4. The sympathetic chain on the left is the easiest to approach as it lies on loose areolar tissue alongside the aorta and can be palpated as a ganglionated cord against the vertebral bodies, where it runs just anterior to the origin of psoas. It passes anterior to the lumbar vessels and posterior to the iliac vessels.
5. On the right side it lies behind the inferior vena cava, which is retracted gently with the tip of the Deaver retractor.

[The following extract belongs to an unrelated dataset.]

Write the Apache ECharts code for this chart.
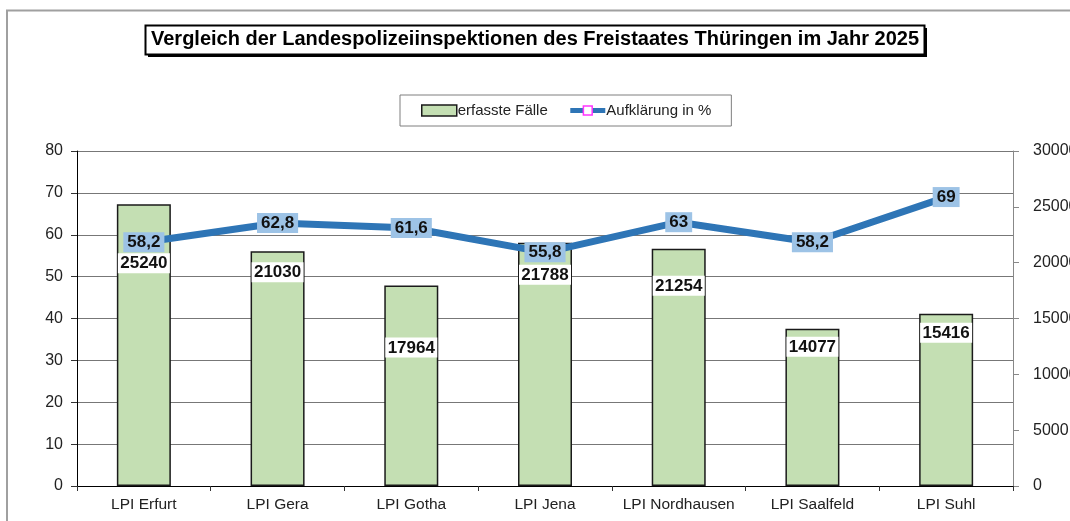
<!DOCTYPE html>
<html>
<head>
<meta charset="utf-8">
<script src="https://cdn.jsdelivr.net/npm/echarts@6/dist/echarts.min.js"></script>
<style>
html,body{margin:0;padding:0;background:#fff;}
#chart{width:1070px;height:521px;}
</style>
</head>
<body>
<div id="chart"></div>
<script>
const categories = ['LPI Erfurt','LPI Gera','LPI Gotha','LPI Jena','LPI Nordhausen','LPI Saalfeld','LPI Suhl'];
const faelle = [25240, 21030, 17964, 21788, 21254, 14077, 15416];
const aufklaerung = [58.2, 62.8, 61.6, 55.8, 63, 58.2, 69];
const leftTicks = {min: 0, max: 80, interval: 10};
const rightTicks = {min: 0, max: 30000, interval: 5000};
// label vertical offsets inside bars (style only)
const barLabelOffsets = [49, 11, 52, 22, 27, 8, 9];

const chart = echarts.init(document.getElementById('chart'), null, {renderer: 'canvas'});
const fontFam = 'Arial, "Liberation Sans", sans-serif';

chart.setOption({
  animation: false,
  backgroundColor: '#fff',
  graphic: [
    {type: 'polyline', shape: {points: [[7, 530], [7, 10.5], [1080, 10.5]]}, style: {stroke: '#a0a0a0', lineWidth: 2, fill: null}, silent: true},
    {type: 'rect', shape: {x: 148, y: 28, width: 779, height: 29}, style: {fill: '#000'}, silent: true},
    {type: 'rect', shape: {x: 145.5, y: 25.5, width: 779, height: 29}, style: {fill: '#fff', stroke: '#000', lineWidth: 2}, silent: true},
    {type: 'text', left: 'center', top: 29, style: {text: 'Vergleich der Landespolizeiinspektionen des Freistaates Thüringen im Jahr 2025', font: 'bold 20px Arial, "Liberation Sans", sans-serif', fill: '#000'}, silent: true}
  ],
  legend: {
    top: 95,
    left: 400,
    data: [
      {name: 'erfasste Fälle', icon: 'rect', itemStyle: {color: '#c4dfb3', borderColor: '#1a1a1a', borderWidth: 1.5}},
      {name: 'Aufklärung in %', lineStyle: {width: 5, color: '#2e75b6'}, itemStyle: {color: '#fff', borderColor: '#ff33ff', borderWidth: 1.5}}
    ],
    backgroundColor: '#fff',
    borderColor: '#7f7f7f',
    borderWidth: 1,
    borderRadius: 0,
    padding: [8, 20, 8, 21],
    itemGap: 20,
    itemWidth: 35,
    itemHeight: 11,
    textStyle: {fontFamily: fontFam, fontSize: 15, color: '#222', padding: [0, 0, 0, -4]}
  },
  grid: {left: 77, right: 57, top: 151, bottom: 35, containLabel: false, outerBoundsMode: 'none'},
  xAxis: {
    type: 'category',
    data: categories,
    axisLine: {lineStyle: {color: '#000', width: 1}},
    axisTick: {show: true, length: 5, lineStyle: {color: '#333'}},
    axisLabel: {interval: 0, fontFamily: fontFam, fontSize: 15.5, color: '#222', margin: 11}
  },
  yAxis: [
    {
      type: 'value', min: leftTicks.min, max: leftTicks.max, interval: leftTicks.interval,
      axisLine: {show: true, lineStyle: {color: '#000', width: 1}},
      axisTick: {show: true, length: 6, lineStyle: {color: '#333'}},
      splitLine: {show: true, lineStyle: {color: '#777', width: 1}},
      axisLabel: {fontFamily: fontFam, fontSize: 16, color: '#222', margin: 14}
    },
    {
      type: 'value', min: rightTicks.min, max: rightTicks.max, interval: rightTicks.interval, position: 'right',
      axisLine: {show: true, lineStyle: {color: '#888', width: 1}},
      axisTick: {show: true, length: 6, lineStyle: {color: '#888'}},
      splitLine: {show: false},
      axisLabel: {fontFamily: fontFam, fontSize: 16, color: '#222', margin: 20, formatter: v => String(v)}
    }
  ],
  series: [
    {
      name: 'erfasste Fälle',
      type: 'bar',
      yAxisIndex: 1,
      barWidth: 54,
      itemStyle: {color: '#c4dfb3', borderColor: '#1a1a1a', borderWidth: 1.5},
      data: faelle.map((v, i) => ({
        value: v,
        label: {offset: [0, barLabelOffsets[i]]}
      })),
      label: {
        show: true,
        position: 'insideTop',
        distance: 0,
        color: '#111',
        fontFamily: fontFam,
        fontWeight: 'bold',
        fontSize: 17,
        backgroundColor: '#fff',
        width: 48,
        align: 'center',
        padding: [2, 2, 1, 2]
      },
      z: 2
    },
    {
      name: 'Aufklärung in %',
      type: 'line',
      yAxisIndex: 0,
      data: aufklaerung,
      symbol: 'rect',
      symbolSize: 8,
      showAllSymbol: true,
      lineStyle: {color: '#2e75b6', width: 7},
      itemStyle: {color: '#fff', borderColor: '#ff33ff', borderWidth: 1.5},
      label: {
        show: true,
        position: 'inside',
        color: '#111',
        fontFamily: fontFam,
        fontWeight: 'bold',
        fontSize: 17,
        backgroundColor: '#9dc3e6',
        padding: [2, 4, 1, 4],
        formatter: p => String(p.value).replace('.', ',')
      },
      z: 5
    }
  ]
});
</script>
</body>
</html>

Avoid tensing and tearing the lumbar veins, which occasionally pass in front of the sympathetic trunk on this side and can be a source of troublesome bleeding if not recognized and controlled with haemostatic clips.
6. Lift the chain forwards with a nerve hook, diathermize and divide the rami communicantes, then excise the segment containing the second and third ganglia, after applying haemostatic clips, from the lower border of L2 to the lower border of L4.
Aftercare
1. Postoperative ileus is brief unless a retroperitoneal haematoma forms, when it may be prolonged. The haematoma may need draining, but usually peristalsis is restored after 48 hours of a conservative regime.
2. Some patients experience post-sympathectomy neuralgia, a burning pain extending into the thigh. The explanation is unknown, but it resolves after a few weeks.
3. Men in whom both first lumbar ganglia are inadvertently removed will have dry orgasms as a result of damage to the ejaculatory mechanism.
4. Some patients suffer from symptoms of orthostatic hypotension following lumbar sympathectomy.
CHEMICAL LUMBAR SYMPATHECTOMy
Action
1. Position the patient sitting with the legs dependent.
2. Insert a 21 G spinal needle at the level of the upper border of L3, a hand’s breadth away from the midline. Under X-ray or CT image guidance, direct it towards the lumbar vertebral body and reposition as necessary until it just slides off the anterior surface of the vertebra (Fig. 25.6). Aspirate it to ensure that it is not in a blood vessel.
3. Inject radiographic contrast fluid and check the needle position with an image intensifier.
4. If the position is correct, inject 7.5 ml of 7.5% phenol in 50% glycine and nurse the patient sitting for 6 hours to allow the heavy phenol solution to track downwards to bathe the sympathetic trunk, rather than laterally to damage the somatic nerves.